In a love reading, the Ace of Cups and Five of Swords together often reflect a situation where genuine feelings are present but complicated by conflict, hurt, or power dynamics. This might be a new connection forming in the wake of a painful ending, or a relationship where love is real but a recent argument has left one or both people feeling stung. The combination doesn't suggest the feelings aren't genuine — it suggests they are real and fragile at the same time, and that how the conflict is handled will shape whether the emotional potential can actually grow.
Is this a positive or negative combination?

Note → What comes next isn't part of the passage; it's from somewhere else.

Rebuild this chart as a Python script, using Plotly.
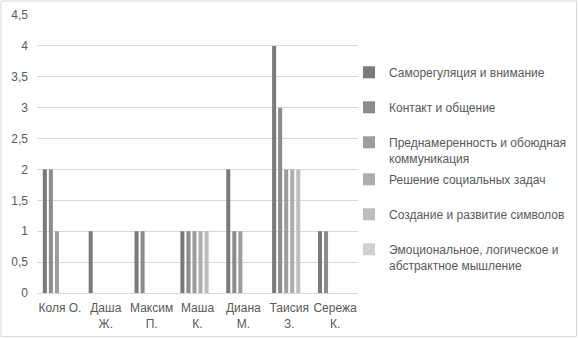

This combination tends to resist simple categorization. The Ace of Cups carries genuinely hopeful energy — something new and emotionally alive is available. The Five of Swords brings difficulty, discord, and the hollow feeling that can follow conflict. Together, they describe a situation that is neither purely hopeful nor purely painful, but honestly both. Many people find this combination shows up during periods that feel significant precisely because they are complicated — moments where tenderness and pain coexist, and the outcome depends on how consciously they are navigated.
Disclaimer: Tarot is a tool for self-reflection and personal insight. It does not predict the future or replace professional advice.